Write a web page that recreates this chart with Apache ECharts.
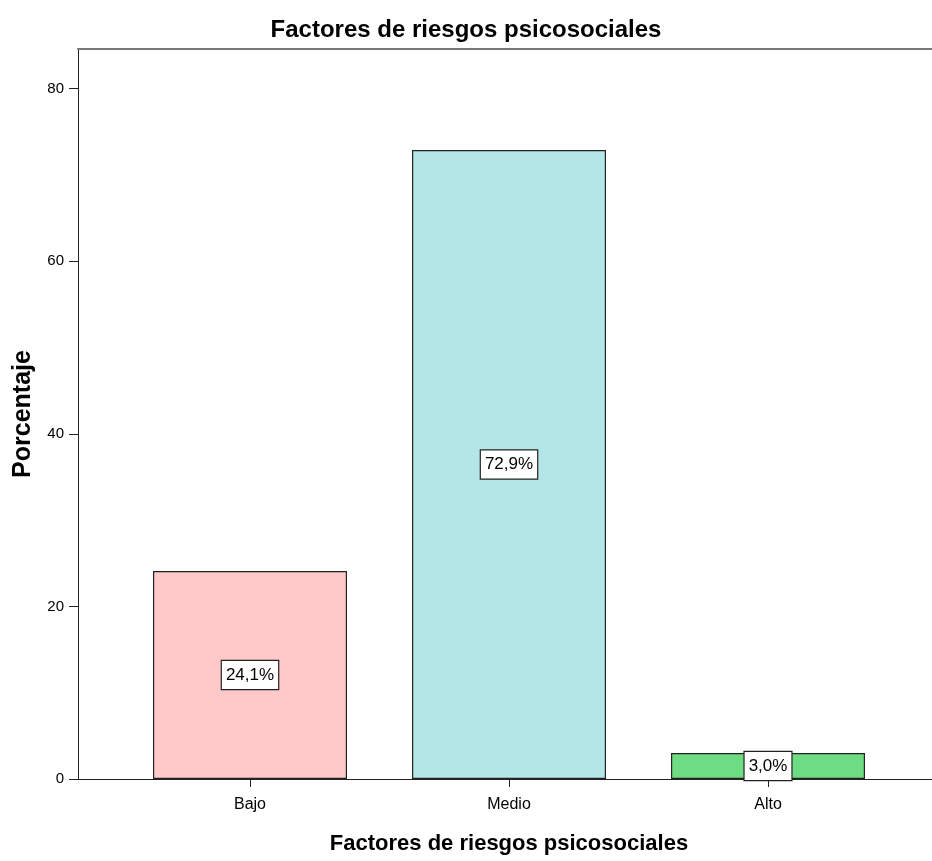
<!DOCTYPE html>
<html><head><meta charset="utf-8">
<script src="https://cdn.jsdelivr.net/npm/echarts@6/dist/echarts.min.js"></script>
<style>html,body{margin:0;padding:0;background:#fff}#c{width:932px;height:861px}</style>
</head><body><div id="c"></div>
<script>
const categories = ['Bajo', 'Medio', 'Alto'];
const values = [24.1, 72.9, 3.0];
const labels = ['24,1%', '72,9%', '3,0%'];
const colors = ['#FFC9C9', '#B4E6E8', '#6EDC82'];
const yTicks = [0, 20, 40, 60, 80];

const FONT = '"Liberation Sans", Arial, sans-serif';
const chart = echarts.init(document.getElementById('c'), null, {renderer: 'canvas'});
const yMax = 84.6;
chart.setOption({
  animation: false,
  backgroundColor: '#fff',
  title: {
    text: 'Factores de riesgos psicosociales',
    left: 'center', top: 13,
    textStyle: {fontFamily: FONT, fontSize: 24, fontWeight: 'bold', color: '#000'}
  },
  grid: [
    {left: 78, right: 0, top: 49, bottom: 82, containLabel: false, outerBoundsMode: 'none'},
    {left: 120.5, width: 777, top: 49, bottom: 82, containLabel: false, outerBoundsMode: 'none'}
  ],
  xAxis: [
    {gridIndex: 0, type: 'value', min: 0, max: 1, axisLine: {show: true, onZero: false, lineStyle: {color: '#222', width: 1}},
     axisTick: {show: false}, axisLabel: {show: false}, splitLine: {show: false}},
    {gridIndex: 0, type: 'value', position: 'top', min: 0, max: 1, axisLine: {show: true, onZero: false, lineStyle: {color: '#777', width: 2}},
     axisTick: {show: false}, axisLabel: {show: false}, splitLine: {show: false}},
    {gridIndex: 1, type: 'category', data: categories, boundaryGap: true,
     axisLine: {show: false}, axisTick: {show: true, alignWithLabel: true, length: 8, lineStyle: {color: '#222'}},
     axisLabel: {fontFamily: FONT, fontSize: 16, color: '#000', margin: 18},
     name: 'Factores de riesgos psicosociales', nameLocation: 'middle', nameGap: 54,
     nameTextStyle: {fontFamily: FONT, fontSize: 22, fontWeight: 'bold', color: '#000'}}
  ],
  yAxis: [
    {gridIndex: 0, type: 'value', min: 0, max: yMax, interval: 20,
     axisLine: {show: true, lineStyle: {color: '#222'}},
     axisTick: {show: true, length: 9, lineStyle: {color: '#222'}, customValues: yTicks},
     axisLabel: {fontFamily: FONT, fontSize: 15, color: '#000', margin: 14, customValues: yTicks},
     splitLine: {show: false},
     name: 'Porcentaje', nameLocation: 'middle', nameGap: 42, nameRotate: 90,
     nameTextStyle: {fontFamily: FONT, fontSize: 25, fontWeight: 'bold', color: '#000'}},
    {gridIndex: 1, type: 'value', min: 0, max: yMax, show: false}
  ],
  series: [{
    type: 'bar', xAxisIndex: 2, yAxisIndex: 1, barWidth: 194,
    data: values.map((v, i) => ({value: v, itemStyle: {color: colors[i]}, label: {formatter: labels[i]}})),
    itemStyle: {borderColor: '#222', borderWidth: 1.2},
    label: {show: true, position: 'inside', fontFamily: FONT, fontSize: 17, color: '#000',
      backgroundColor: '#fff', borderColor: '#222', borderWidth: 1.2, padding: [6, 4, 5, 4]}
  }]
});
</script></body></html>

Task to carry out → Repeat the material above word for word, please, apart from its images.

The answer →
Write a web page that recreates this chart with Apache ECharts.
<!DOCTYPE html>
<html><head><meta charset="utf-8">
<script src="https://cdn.jsdelivr.net/npm/echarts@6/dist/echarts.min.js"></script>
<style>html,body{margin:0;padding:0;background:#fff}#c{width:932px;height:861px}</style>
</head><body><div id="c"></div>
<script>
const categories = ['Bajo', 'Medio', 'Alto'];
const values = [24.1, 72.9, 3.0];
const labels = ['24,1%', '72,9%', '3,0%'];
const colors = ['#FFC9C9', '#B4E6E8', '#6EDC82'];
const yTicks = [0, 20, 40, 60, 80];

const FONT = '"Liberation Sans", Arial, sans-serif';
const chart = echarts.init(document.getElementById('c'), null, {renderer: 'canvas'});
const yMax = 84.6;
chart.setOption({
  animation: false,
  backgroundColor: '#fff',
  title: {
    text: 'Factores de riesgos psicosociales',
    left: 'center', top: 13,
    textStyle: {fontFamily: FONT, fontSize: 24, fontWeight: 'bold', color: '#000'}
  },
  grid: [
    {left: 78, right: 0, top: 49, bottom: 82, containLabel: false, outerBoundsMode: 'none'},
    {left: 120.5, width: 777, top: 49, bottom: 82, containLabel: false, outerBoundsMode: 'none'}
  ],
  xAxis: [
    {gridIndex: 0, type: 'value', min: 0, max: 1, axisLine: {show: true, onZero: false, lineStyle: {color: '#222', width: 1}},
     axisTick: {show: false}, axisLabel: {show: false}, splitLine: {show: false}},
    {gridIndex: 0, type: 'value', position: 'top', min: 0, max: 1, axisLine: {show: true, onZero: false, lineStyle: {color: '#777', width: 2}},
     axisTick: {show: false}, axisLabel: {show: false}, splitLine: {show: false}},
    {gridIndex: 1, type: 'category', data: categories, boundaryGap: true,
     axisLine: {show: false}, axisTick: {show: true, alignWithLabel: true, length: 8, lineStyle: {color: '#222'}},
     axisLabel: {fontFamily: FONT, fontSize: 16, color: '#000', margin: 18},
     name: 'Factores de riesgos psicosociales', nameLocation: 'middle', nameGap: 54,
     nameTextStyle: {fontFamily: FONT, fontSize: 22, fontWeight: 'bold', color: '#000'}}
  ],
  yAxis: [
    {gridIndex: 0, type: 'value', min: 0, max: yMax, interval: 20,
     axisLine: {show: true, lineStyle: {color: '#222'}},
     axisTick: {show: true, length: 9, lineStyle: {color: '#222'}, customValues: yTicks},
     axisLabel: {fontFamily: FONT, fontSize: 15, color: '#000', margin: 14, customValues: yTicks},
     splitLine: {show: false},
     name: 'Porcentaje', nameLocation: 'middle', nameGap: 42, nameRotate: 90,
     nameTextStyle: {fontFamily: FONT, fontSize: 25, fontWeight: 'bold', color: '#000'}},
    {gridIndex: 1, type: 'value', min: 0, max: yMax, show: false}
  ],
  series: [{
    type: 'bar', xAxisIndex: 2, yAxisIndex: 1, barWidth: 194,
    data: values.map((v, i) => ({value: v, itemStyle: {color: colors[i]}, label: {formatter: labels[i]}})),
    itemStyle: {borderColor: '#222', borderWidth: 1.2},
    label: {show: true, position: 'inside', fontFamily: FONT, fontSize: 17, color: '#000',
      backgroundColor: '#fff', borderColor: '#222', borderWidth: 1.2, padding: [6, 4, 5, 4]}
  }]
});
</script></body></html>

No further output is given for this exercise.